Lauren Sileo's Biography
 

Flutist Lauren Sileo has been described by Xinhua News as "...an artist full of energy and fine musical lines, always with the composer in mind."  A versatile musician, Sileo performs as soloist, chamber musician and orchestral player. She has appeared throughout the United States, Canada, Europe, Asia and Australia at major concert halls including Carnegie Hall, Avery Fisher Hall (New York), The Kennedy Center (Washington D.C.), The National Arts Centre (Canada), The National Concert Hall (Ireland), Dai-Ichi Seimei Hall (Tokyo, Japan), The National Library Concert Hall (Beijing, China) and Shanghai Conservatory's He Luting Concert Hall (Shanghai, China).

Virginia born Lauren Sileo was accepted to The Juilliard School with the highest honor of Presidential Distinction, and was the only undergraduate flutist worldwide to be accepted for the 2002-2003 academic year. In 2004, Sileo was chosen to perform Debussy's Prélude à l'après-midi d'un faune with the Juilliard Orchestra. Ms. Sileo graduated in 2005.

Ms. Sileo began her flute studies at the age of 9 with her stepfather Bruce K. Brown. Her principal teachers include Emily Skala of the Baltimore Symphony Orchestra, Toshiko Kohno of the National Symphony Orchestra, Soloist Carol Wincenc and Robert Langevin of the New York Philharmonic, with whom she studied at Juilliard and at summer masterclasses at The Orford Arts Centre in Quebec.

An avid performer of contemporary music, Sileo was a member of the New Juilliard Ensemble, with whom she performed the works of many of today's leading composers. In 2003, American composer David Teie dedicated his Flute Concerto to Ms. Sileo, which she later recorded with members of the National Symphony Orchestra at the Kennedy Center. Ms. Sileo was Featured Soloist in 2009 with Washington's Capital Wind Symphony performing contemporary composer Anthony Plog's Flute Concerto.

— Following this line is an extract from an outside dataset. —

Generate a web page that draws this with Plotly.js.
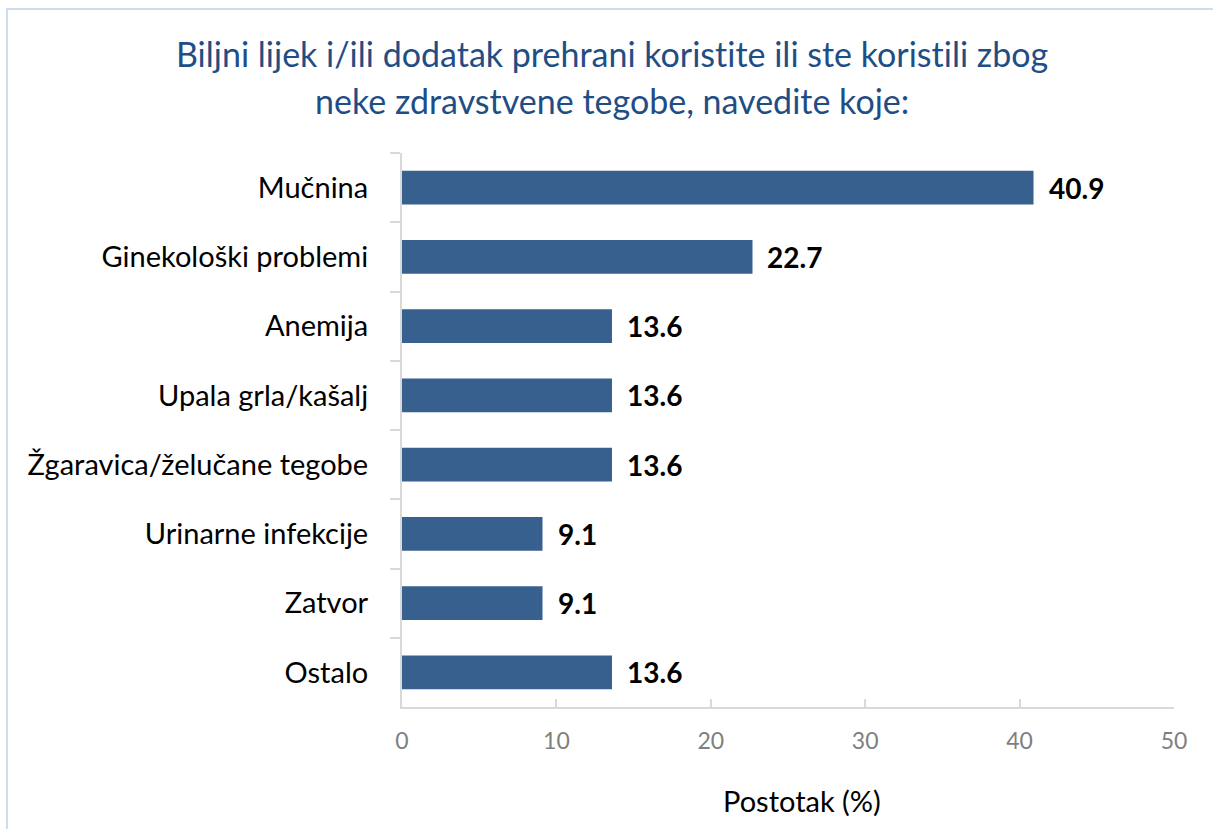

On February 10th, 2011, The Chinese Embassy invited Ms. Sileo and pianist Bryan Wagorn to perform at their Chinese New Year Celebration in front of the Chinese Ambassador to the United States, Ambassador Zhang Yesui and 250 dignitaries at the Meridian International Center in Washington D.C.  The performance was broadcast on Chinese Central Television (CCTV-4), Phoenix TV, People's Daily as well as The Ministry of Foreign Affairs of the People's Republic of China who reported "the artist's originality through their way to combine Chinese and Western cultures together."

In March 2011, Lauren Sileo and Pianist Bryan Wagorn completed a two week tour of China, performing in seven different cities including Taiyuan, Beijing, Tianjin, Shijiazhuang, Hangzhou, Fuzhou and Shanghai. The Sileo-Wagorn Duo's highly acclaimed Beijing debut performance was hailed by Dongguan Daily as "...moving with countless shimmering moments" and The Hangzhou Daily called Lauren "an excellent flute player."  As word spread after their first performance in Beijing, the Duo's final performance at The Shanghai Conservatory of Music's He Luting Concert Hall was sold out.  In addition to performing, both Sileo and Wagorn taught masterclasses at the Fujian Grand Theatre.

In a recent performance with the Annapolis Symphony Orchestra of Stravinsky's Petrushka, The Capital Gazette writes:

"Take the first announcement of the Charlatan, for example. This is a nine measure flute solo with lots of indications for held notes and pauses. I’ve heard the phrase played straight with little or no nuance; I’ve also heard it rushed, as though the soloist was in a hurry to get on to the sparkling Russian Dance that follows it. But in the hands of our flautist, Lauren Sileo, the phrase sounded like a magical incantation: The intonation was seductive and mysterious; and the pauses were long, and they accentuated the sustained notes that followed. Suddenly we could witness just how gradually this magician was bringing his puppets to life!"

 Lauren Sileo stays busy as a prominent freelance musician in the Washington Metropolitan area. Local appearances include performances at The Kennedy Center, The National Cathedral, The Smithsonian American Art Museum, The Music Center at Strathmore and The Joseph Meyerhoff Symphony Hall. Ms. Sileo is an active substitute flutist with the Baltimore Symphony Orchestra.